El corrector. Por Rubén Castillo

El corrector.

Podríamos hacer un resumen de urgencia, tan tonto o tan insuficiente como todos los resúmenes: se llama Vladimir, tiene 35 años, vive en la costa gallega junto a su actual pareja (Zoe), trabaja como corrector de textos literarios (en los momentos en que se inicia la novela está ultimando las galeradas de la obra Los demonios, de Dostoievski), fue un prometedor literato que se frustró después de un par de novelas (decidió dejar ese camino de su vida), su editor se llama Uribesalgo, su mejor amigo es Robayna, tiene un hijo secreto con otra mujer (fruto de una larga separación de su mujer, que le deparó el conocimiento de otras chicas) y, lo que es más trascendente, acaba de despertar la mañana del 11 de marzo de 2004 y se ha visto inundado con la noticia brutal del atentado de Atocha.

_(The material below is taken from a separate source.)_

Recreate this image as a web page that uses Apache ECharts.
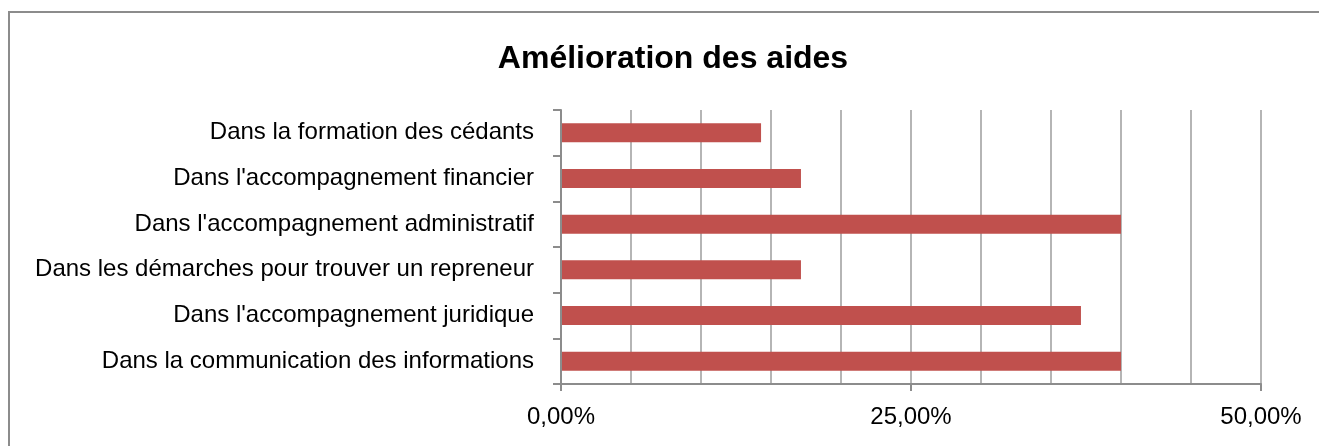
<!DOCTYPE html>
<html>
<head>
<meta charset="utf-8">
<script src="https://cdn.jsdelivr.net/npm/echarts@6/dist/echarts.min.js"></script>
<style>
  html, body { margin: 0; padding: 0; background: #fff; }
  #chart { width: 1319px; height: 446px; }
</style>
</head>
<body>
<div id="chart"></div>
<script>
// Amélioration des aides — share of respondents per improvement area (n = 35)
const categories = [
  'Dans la formation des cédants',
  "Dans l'accompagnement financier",
  "Dans l'accompagnement administratif",
  'Dans les démarches pour trouver un repreneur',
  "Dans l'accompagnement juridique",
  'Dans la communication des informations'
];
const shares = [14.29, 17.14, 40.0, 17.14, 37.14, 40.0];

const FONT = '"Liberation Sans", Arial, sans-serif';
const AXIS_GREY = '#8c8c8c';

const chart = echarts.init(document.getElementById('chart'), null, { renderer: 'canvas' });
chart.setOption({
  animation: false,
  backgroundColor: '#fff',
  graphic: [{
    type: 'rect',
    shape: { x: 9, y: 12, width: 1340, height: 460 },
    style: { fill: 'none', stroke: AXIS_GREY, lineWidth: 2 },
    silent: true
  }],
  title: {
    text: 'Amélioration des aides',
    left: 668, top: 38, textAlign: 'center',
    textStyle: { fontFamily: FONT, fontWeight: 'bold', fontSize: 32, color: '#000' }
  },
  grid: { left: 561, right: 58, top: 110, bottom: 62, containLabel: false },
  xAxis: [{
    // labelled axis: 0 / 25 / 50 %
    type: 'value',
    min: 0, max: 50, interval: 25,
    axisLine: { show: true, lineStyle: { color: AXIS_GREY, width: 2 } },
    axisTick: { show: true, length: 7, lineStyle: { color: AXIS_GREY, width: 2 } },
    axisLabel: {
      margin: 21,
      fontFamily: FONT, fontSize: 24, color: '#000',
      formatter: v => v.toFixed(2).replace('.', ',') + '%'
    },
    splitLine: { show: false },
    z: 3
  }, {
    // gridlines every 5 %
    type: 'value',
    position: 'bottom',
    min: 0, max: 50, interval: 5,
    axisLine: { show: false },
    axisTick: { show: false },
    axisLabel: { show: false },
    splitLine: { show: true, lineStyle: { color: '#b5b5b5', width: 2 } }
  }],
  yAxis: {
    type: 'category',
    data: categories,
    inverse: true,
    axisLine: { show: true, lineStyle: { color: AXIS_GREY, width: 2 } },
    axisTick: { show: true, length: 8, lineStyle: { color: AXIS_GREY, width: 2 } },
    axisLabel: { margin: 27, fontFamily: FONT, fontSize: 24, color: '#000', padding: [3, 0, 0, 0] },
    splitLine: { show: false },
    z: 3
  },
  series: [{
    type: 'bar',
    data: shares,
    barWidth: 19,
    itemStyle: { color: '#c0504d' },
    silent: true
  }]
});
</script>
</body>
</html>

Desde el principio la juzga «una errata que, para nuestra desgracia y futura vergüenza, nadie podría ya borrar jamás» (p. 19), y no puede evitar que todo lo que ocurre durante las siguientes veinticuatro horas (reflexiones, miedos, llamadas telefónicas, añoranzas) giren alrededor de ese acontecimiento axial que ha sufrido su país, sobre ese punto de inflexión que con total seguridad habrá de cambiarlo.
Siguiendo el hilo de la obra nos encontramos meditaciones interesantes sobre la condición literaria («Donde el escritor encuentra su mayor premio: la dignidad»), sobre la corrupción que se ha vertido sobre los términos más graves y hermosos («Democracia, justicia o libertad. Todas esas palabras, en realidad tan profundas que deberían quemar la lengua del que las pronuncia sin respeto, han perdido su significado»), sobre la aparente vaciedad de las charlas humanas («Para qué demonios le contamos nada a nadie. Nuestros sueños, nuestras pesadillas, nuestras vigilias: para qué, qué sentido tienen: ¿rellenar un hueco?, ¿postergar un tiempo maldito?, ¿aliviar el tedio?») o sobre la raigambre pura de algunos de nuestros sentimientos («Salvo el amor, cualquier negocio de este mundo puede ser aplazado para mañana»).

Pero es que, si lo miro desde el punto de vista exclusivamente estilístico, el volumen está adornado de tantas virtudes, de tantas joyas verbales, de tanta precisión y tanta belleza, que siento que he encontrado a otro de esos autores que valen la pena. Procuraré confirmarlo con otros libros suyos.